The other issue with relying on the community is that this also allows bad actors to pay for alpha/beta access and then use their own tools to find exploits which they will then use to manipulate the devs. IE, "This is a serious, bug you should patch this" only for the patching of that bug to then break ten other scripts which the exploiter will now abuse if it makes it past the beta. This happens often in Runescape and WoW where an exploiter will post a video of an exploit in the hopes that Blizzard patches it because it will actually break some other scripts which they will then proceed to exploit.
Closed alphas and PAID full time testers are a MUST in the gaming industry, you have to pay a salary to a person who's sole job is to break the game and find as many bugs and glitches as possible whilst also highlighting the causations of it. Unpaid testers simply don't have the time, skills, tools or commitment to do this effectively. A programmer has to be delegated to doing this or things go south quickly.

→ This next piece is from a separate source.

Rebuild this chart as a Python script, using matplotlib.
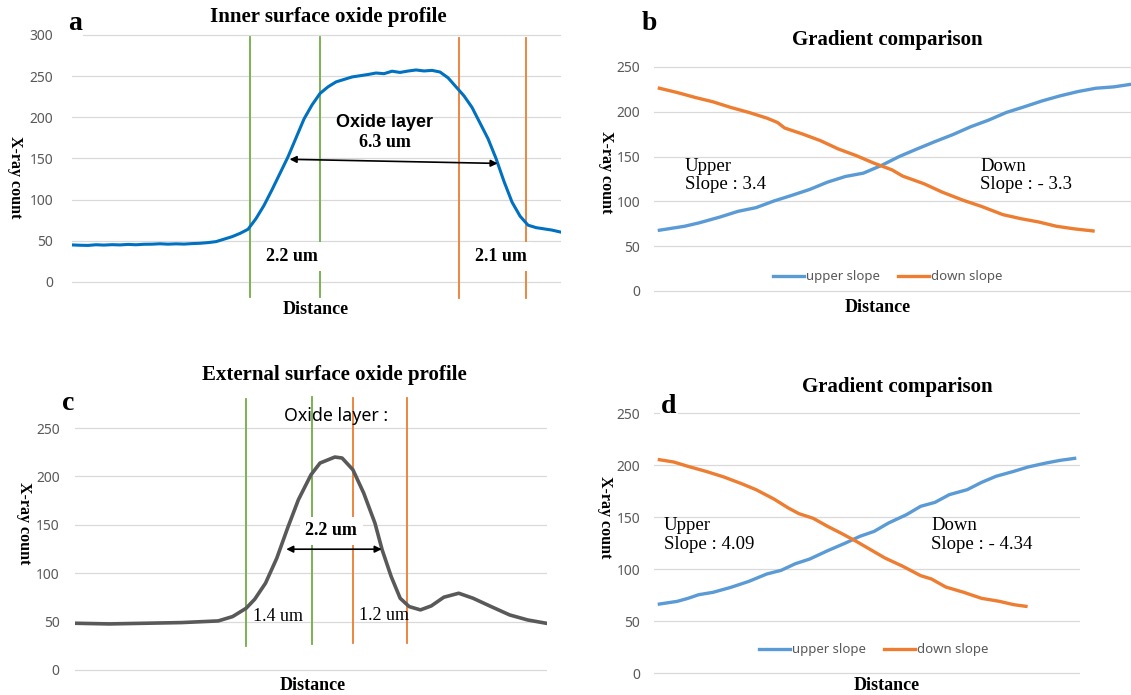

I would go on to argue that games and MMO's back in the 2000s were actually much higher quality then what we get now since back then closed alphas were used to eliminate over 90% of the exploits and bugs found in-game. This was done simply because back then the average user wasn't an amateur programmer and the assumption was that they wouldn't understand why a bug occurs or if it even is a bug. The ones that made it past the alpha and beta phases of these games were actually usually added in later by accident, like the infamous "reck" bomb in classic WoW which was actually just dev oversight when the ability was added in after the alpha/beta phases as well as other blunders.
Meanwhile, in a particular game there was a guild that had a moderator. This guild found a gold/silver exploit and kept it hidden from the devs during the alpha, beta and live phases and then proceeded to exploit it for over a year before it was finally patched three times. There's still a black market for duped gold on Albion Online to this day because of this.
If the devs for Fractured are wise they will have player-side client logs uploaded to their servers after each playthrough as to avoid deceit. This means every interaction should be logged and recorded so that a dev can look through suspicious player logs during the alpha and beta phases to see if they're trying to create exploits.